++++ PROVIDED DATA

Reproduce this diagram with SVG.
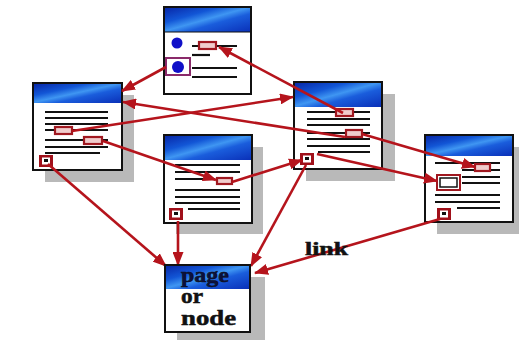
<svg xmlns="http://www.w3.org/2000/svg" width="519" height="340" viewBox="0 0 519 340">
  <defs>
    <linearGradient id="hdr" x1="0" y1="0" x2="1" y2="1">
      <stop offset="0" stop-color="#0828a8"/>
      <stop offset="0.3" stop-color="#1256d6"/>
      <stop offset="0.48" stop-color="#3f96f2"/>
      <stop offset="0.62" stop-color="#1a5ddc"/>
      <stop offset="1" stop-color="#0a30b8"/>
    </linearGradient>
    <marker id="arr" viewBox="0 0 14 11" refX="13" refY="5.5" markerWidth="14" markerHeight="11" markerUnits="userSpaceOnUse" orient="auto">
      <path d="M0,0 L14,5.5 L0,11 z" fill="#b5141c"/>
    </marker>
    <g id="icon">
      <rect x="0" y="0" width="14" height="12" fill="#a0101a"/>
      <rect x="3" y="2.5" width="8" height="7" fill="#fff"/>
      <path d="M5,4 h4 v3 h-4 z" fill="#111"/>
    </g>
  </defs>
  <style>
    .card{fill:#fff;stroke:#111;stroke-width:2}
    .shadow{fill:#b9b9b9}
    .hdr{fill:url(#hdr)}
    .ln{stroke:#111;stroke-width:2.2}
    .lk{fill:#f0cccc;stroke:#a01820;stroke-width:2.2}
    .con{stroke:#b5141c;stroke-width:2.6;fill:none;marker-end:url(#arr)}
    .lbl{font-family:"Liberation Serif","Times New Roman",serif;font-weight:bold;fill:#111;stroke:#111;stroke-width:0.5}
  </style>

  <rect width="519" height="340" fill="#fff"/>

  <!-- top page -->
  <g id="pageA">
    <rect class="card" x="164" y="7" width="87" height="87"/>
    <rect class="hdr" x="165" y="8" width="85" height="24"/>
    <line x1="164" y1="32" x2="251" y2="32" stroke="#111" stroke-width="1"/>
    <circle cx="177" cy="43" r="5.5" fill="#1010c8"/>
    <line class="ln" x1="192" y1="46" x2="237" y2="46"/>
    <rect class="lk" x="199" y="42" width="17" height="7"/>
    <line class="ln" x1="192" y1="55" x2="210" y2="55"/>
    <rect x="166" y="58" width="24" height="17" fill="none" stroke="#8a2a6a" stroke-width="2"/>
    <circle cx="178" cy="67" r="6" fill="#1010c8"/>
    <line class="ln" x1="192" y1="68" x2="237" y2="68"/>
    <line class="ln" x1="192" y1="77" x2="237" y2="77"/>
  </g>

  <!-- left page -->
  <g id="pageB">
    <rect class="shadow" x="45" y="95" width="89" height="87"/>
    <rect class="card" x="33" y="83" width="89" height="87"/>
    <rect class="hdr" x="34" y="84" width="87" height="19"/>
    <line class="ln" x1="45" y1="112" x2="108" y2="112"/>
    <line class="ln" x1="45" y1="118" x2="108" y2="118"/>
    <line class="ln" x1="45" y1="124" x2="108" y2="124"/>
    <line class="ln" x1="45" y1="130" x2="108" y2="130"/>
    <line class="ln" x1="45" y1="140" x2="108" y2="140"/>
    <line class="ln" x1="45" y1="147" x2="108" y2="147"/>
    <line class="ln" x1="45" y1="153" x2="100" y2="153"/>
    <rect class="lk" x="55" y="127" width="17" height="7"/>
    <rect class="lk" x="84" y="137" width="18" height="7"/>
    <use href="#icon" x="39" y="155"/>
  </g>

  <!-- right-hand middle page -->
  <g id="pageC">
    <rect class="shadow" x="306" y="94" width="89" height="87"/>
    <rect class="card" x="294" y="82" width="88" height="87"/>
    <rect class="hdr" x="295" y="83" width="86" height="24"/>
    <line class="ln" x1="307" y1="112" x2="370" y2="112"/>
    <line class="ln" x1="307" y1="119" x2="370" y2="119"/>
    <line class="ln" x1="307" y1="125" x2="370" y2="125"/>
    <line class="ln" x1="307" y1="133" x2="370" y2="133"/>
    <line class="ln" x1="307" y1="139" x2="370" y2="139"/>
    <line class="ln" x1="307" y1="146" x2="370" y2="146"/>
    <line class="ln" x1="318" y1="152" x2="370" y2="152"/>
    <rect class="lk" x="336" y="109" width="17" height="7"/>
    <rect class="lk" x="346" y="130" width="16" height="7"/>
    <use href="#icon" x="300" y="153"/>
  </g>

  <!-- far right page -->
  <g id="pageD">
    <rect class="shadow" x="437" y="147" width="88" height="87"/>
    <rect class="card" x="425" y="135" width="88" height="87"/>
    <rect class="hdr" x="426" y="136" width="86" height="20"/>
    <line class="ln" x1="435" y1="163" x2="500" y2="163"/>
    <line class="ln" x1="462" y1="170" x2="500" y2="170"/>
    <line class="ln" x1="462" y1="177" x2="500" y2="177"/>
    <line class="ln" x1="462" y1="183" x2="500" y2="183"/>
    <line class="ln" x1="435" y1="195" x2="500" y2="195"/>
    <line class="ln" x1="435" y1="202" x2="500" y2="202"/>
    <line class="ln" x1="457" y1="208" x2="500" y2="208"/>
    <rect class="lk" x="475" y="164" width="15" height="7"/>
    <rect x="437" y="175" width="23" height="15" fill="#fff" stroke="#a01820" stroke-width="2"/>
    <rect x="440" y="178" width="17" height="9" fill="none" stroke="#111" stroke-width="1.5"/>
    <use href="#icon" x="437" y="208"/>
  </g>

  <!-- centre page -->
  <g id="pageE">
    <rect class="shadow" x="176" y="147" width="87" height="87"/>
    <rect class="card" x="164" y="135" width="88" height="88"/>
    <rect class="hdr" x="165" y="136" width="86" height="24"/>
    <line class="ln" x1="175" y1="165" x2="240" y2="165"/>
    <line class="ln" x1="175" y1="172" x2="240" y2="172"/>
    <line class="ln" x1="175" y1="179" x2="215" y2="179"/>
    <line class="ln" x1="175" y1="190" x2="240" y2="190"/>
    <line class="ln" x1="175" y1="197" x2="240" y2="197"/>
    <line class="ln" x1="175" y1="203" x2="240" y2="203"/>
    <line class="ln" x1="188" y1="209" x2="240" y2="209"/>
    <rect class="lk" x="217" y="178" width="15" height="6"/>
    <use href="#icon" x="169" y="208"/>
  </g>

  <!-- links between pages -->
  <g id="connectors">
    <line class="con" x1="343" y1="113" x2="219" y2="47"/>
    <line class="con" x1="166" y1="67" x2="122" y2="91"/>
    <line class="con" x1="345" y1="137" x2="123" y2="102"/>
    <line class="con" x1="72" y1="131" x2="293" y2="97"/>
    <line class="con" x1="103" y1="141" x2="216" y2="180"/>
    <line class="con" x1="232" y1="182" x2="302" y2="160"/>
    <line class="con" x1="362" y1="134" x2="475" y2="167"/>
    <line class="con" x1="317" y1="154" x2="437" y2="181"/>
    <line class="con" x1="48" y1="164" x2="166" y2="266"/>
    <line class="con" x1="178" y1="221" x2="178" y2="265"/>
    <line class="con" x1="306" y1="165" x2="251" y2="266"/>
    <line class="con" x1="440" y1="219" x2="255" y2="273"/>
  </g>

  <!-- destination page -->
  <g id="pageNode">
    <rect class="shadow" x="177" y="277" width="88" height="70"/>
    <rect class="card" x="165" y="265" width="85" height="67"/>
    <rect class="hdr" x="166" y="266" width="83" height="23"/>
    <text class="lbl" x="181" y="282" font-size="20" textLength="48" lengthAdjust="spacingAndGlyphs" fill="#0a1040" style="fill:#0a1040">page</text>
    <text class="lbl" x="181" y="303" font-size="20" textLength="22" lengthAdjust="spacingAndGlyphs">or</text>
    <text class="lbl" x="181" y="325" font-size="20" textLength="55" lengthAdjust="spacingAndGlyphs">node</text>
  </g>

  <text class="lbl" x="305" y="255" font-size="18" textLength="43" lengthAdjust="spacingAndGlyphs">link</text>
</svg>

++++++++

### WORK TO BE COMPLETED
Copy out the data above exactly, except the pictures.

### ANSWER FOR THIS EXERCISE
Reproduce this diagram with SVG.
<svg xmlns="http://www.w3.org/2000/svg" width="519" height="340" viewBox="0 0 519 340">
  <defs>
    <linearGradient id="hdr" x1="0" y1="0" x2="1" y2="1">
      <stop offset="0" stop-color="#0828a8"/>
      <stop offset="0.3" stop-color="#1256d6"/>
      <stop offset="0.48" stop-color="#3f96f2"/>
      <stop offset="0.62" stop-color="#1a5ddc"/>
      <stop offset="1" stop-color="#0a30b8"/>
    </linearGradient>
    <marker id="arr" viewBox="0 0 14 11" refX="13" refY="5.5" markerWidth="14" markerHeight="11" markerUnits="userSpaceOnUse" orient="auto">
      <path d="M0,0 L14,5.5 L0,11 z" fill="#b5141c"/>
    </marker>
    <g id="icon">
      <rect x="0" y="0" width="14" height="12" fill="#a0101a"/>
      <rect x="3" y="2.5" width="8" height="7" fill="#fff"/>
      <path d="M5,4 h4 v3 h-4 z" fill="#111"/>
    </g>
  </defs>
  <style>
    .card{fill:#fff;stroke:#111;stroke-width:2}
    .shadow{fill:#b9b9b9}
    .hdr{fill:url(#hdr)}
    .ln{stroke:#111;stroke-width:2.2}
    .lk{fill:#f0cccc;stroke:#a01820;stroke-width:2.2}
    .con{stroke:#b5141c;stroke-width:2.6;fill:none;marker-end:url(#arr)}
    .lbl{font-family:"Liberation Serif","Times New Roman",serif;font-weight:bold;fill:#111;stroke:#111;stroke-width:0.5}
  </style>

  <rect width="519" height="340" fill="#fff"/>

  <!-- top page -->
  <g id="pageA">
    <rect class="card" x="164" y="7" width="87" height="87"/>
    <rect class="hdr" x="165" y="8" width="85" height="24"/>
    <line x1="164" y1="32" x2="251" y2="32" stroke="#111" stroke-width="1"/>
    <circle cx="177" cy="43" r="5.5" fill="#1010c8"/>
    <line class="ln" x1="192" y1="46" x2="237" y2="46"/>
    <rect class="lk" x="199" y="42" width="17" height="7"/>
    <line class="ln" x1="192" y1="55" x2="210" y2="55"/>
    <rect x="166" y="58" width="24" height="17" fill="none" stroke="#8a2a6a" stroke-width="2"/>
    <circle cx="178" cy="67" r="6" fill="#1010c8"/>
    <line class="ln" x1="192" y1="68" x2="237" y2="68"/>
    <line class="ln" x1="192" y1="77" x2="237" y2="77"/>
  </g>

  <!-- left page -->
  <g id="pageB">
    <rect class="shadow" x="45" y="95" width="89" height="87"/>
    <rect class="card" x="33" y="83" width="89" height="87"/>
    <rect class="hdr" x="34" y="84" width="87" height="19"/>
    <line class="ln" x1="45" y1="112" x2="108" y2="112"/>
    <line class="ln" x1="45" y1="118" x2="108" y2="118"/>
    <line class="ln" x1="45" y1="124" x2="108" y2="124"/>
    <line class="ln" x1="45" y1="130" x2="108" y2="130"/>
    <line class="ln" x1="45" y1="140" x2="108" y2="140"/>
    <line class="ln" x1="45" y1="147" x2="108" y2="147"/>
    <line class="ln" x1="45" y1="153" x2="100" y2="153"/>
    <rect class="lk" x="55" y="127" width="17" height="7"/>
    <rect class="lk" x="84" y="137" width="18" height="7"/>
    <use href="#icon" x="39" y="155"/>
  </g>

  <!-- right-hand middle page -->
  <g id="pageC">
    <rect class="shadow" x="306" y="94" width="89" height="87"/>
    <rect class="card" x="294" y="82" width="88" height="87"/>
    <rect class="hdr" x="295" y="83" width="86" height="24"/>
    <line class="ln" x1="307" y1="112" x2="370" y2="112"/>
    <line class="ln" x1="307" y1="119" x2="370" y2="119"/>
    <line class="ln" x1="307" y1="125" x2="370" y2="125"/>
    <line class="ln" x1="307" y1="133" x2="370" y2="133"/>
    <line class="ln" x1="307" y1="139" x2="370" y2="139"/>
    <line class="ln" x1="307" y1="146" x2="370" y2="146"/>
    <line class="ln" x1="318" y1="152" x2="370" y2="152"/>
    <rect class="lk" x="336" y="109" width="17" height="7"/>
    <rect class="lk" x="346" y="130" width="16" height="7"/>
    <use href="#icon" x="300" y="153"/>
  </g>

  <!-- far right page -->
  <g id="pageD">
    <rect class="shadow" x="437" y="147" width="88" height="87"/>
    <rect class="card" x="425" y="135" width="88" height="87"/>
    <rect class="hdr" x="426" y="136" width="86" height="20"/>
    <line class="ln" x1="435" y1="163" x2="500" y2="163"/>
    <line class="ln" x1="462" y1="170" x2="500" y2="170"/>
    <line class="ln" x1="462" y1="177" x2="500" y2="177"/>
    <line class="ln" x1="462" y1="183" x2="500" y2="183"/>
    <line class="ln" x1="435" y1="195" x2="500" y2="195"/>
    <line class="ln" x1="435" y1="202" x2="500" y2="202"/>
    <line class="ln" x1="457" y1="208" x2="500" y2="208"/>
    <rect class="lk" x="475" y="164" width="15" height="7"/>
    <rect x="437" y="175" width="23" height="15" fill="#fff" stroke="#a01820" stroke-width="2"/>
    <rect x="440" y="178" width="17" height="9" fill="none" stroke="#111" stroke-width="1.5"/>
    <use href="#icon" x="437" y="208"/>
  </g>

  <!-- centre page -->
  <g id="pageE">
    <rect class="shadow" x="176" y="147" width="87" height="87"/>
    <rect class="card" x="164" y="135" width="88" height="88"/>
    <rect class="hdr" x="165" y="136" width="86" height="24"/>
    <line class="ln" x1="175" y1="165" x2="240" y2="165"/>
    <line class="ln" x1="175" y1="172" x2="240" y2="172"/>
    <line class="ln" x1="175" y1="179" x2="215" y2="179"/>
    <line class="ln" x1="175" y1="190" x2="240" y2="190"/>
    <line class="ln" x1="175" y1="197" x2="240" y2="197"/>
    <line class="ln" x1="175" y1="203" x2="240" y2="203"/>
    <line class="ln" x1="188" y1="209" x2="240" y2="209"/>
    <rect class="lk" x="217" y="178" width="15" height="6"/>
    <use href="#icon" x="169" y="208"/>
  </g>

  <!-- links between pages -->
  <g id="connectors">
    <line class="con" x1="343" y1="113" x2="219" y2="47"/>
    <line class="con" x1="166" y1="67" x2="122" y2="91"/>
    <line class="con" x1="345" y1="137" x2="123" y2="102"/>
    <line class="con" x1="72" y1="131" x2="293" y2="97"/>
    <line class="con" x1="103" y1="141" x2="216" y2="180"/>
    <line class="con" x1="232" y1="182" x2="302" y2="160"/>
    <line class="con" x1="362" y1="134" x2="475" y2="167"/>
    <line class="con" x1="317" y1="154" x2="437" y2="181"/>
    <line class="con" x1="48" y1="164" x2="166" y2="266"/>
    <line class="con" x1="178" y1="221" x2="178" y2="265"/>
    <line class="con" x1="306" y1="165" x2="251" y2="266"/>
    <line class="con" x1="440" y1="219" x2="255" y2="273"/>
  </g>

  <!-- destination page -->
  <g id="pageNode">
    <rect class="shadow" x="177" y="277" width="88" height="70"/>
    <rect class="card" x="165" y="265" width="85" height="67"/>
    <rect class="hdr" x="166" y="266" width="83" height="23"/>
    <text class="lbl" x="181" y="282" font-size="20" textLength="48" lengthAdjust="spacingAndGlyphs" fill="#0a1040" style="fill:#0a1040">page</text>
    <text class="lbl" x="181" y="303" font-size="20" textLength="22" lengthAdjust="spacingAndGlyphs">or</text>
    <text class="lbl" x="181" y="325" font-size="20" textLength="55" lengthAdjust="spacingAndGlyphs">node</text>
  </g>

  <text class="lbl" x="305" y="255" font-size="18" textLength="43" lengthAdjust="spacingAndGlyphs">link</text>
</svg>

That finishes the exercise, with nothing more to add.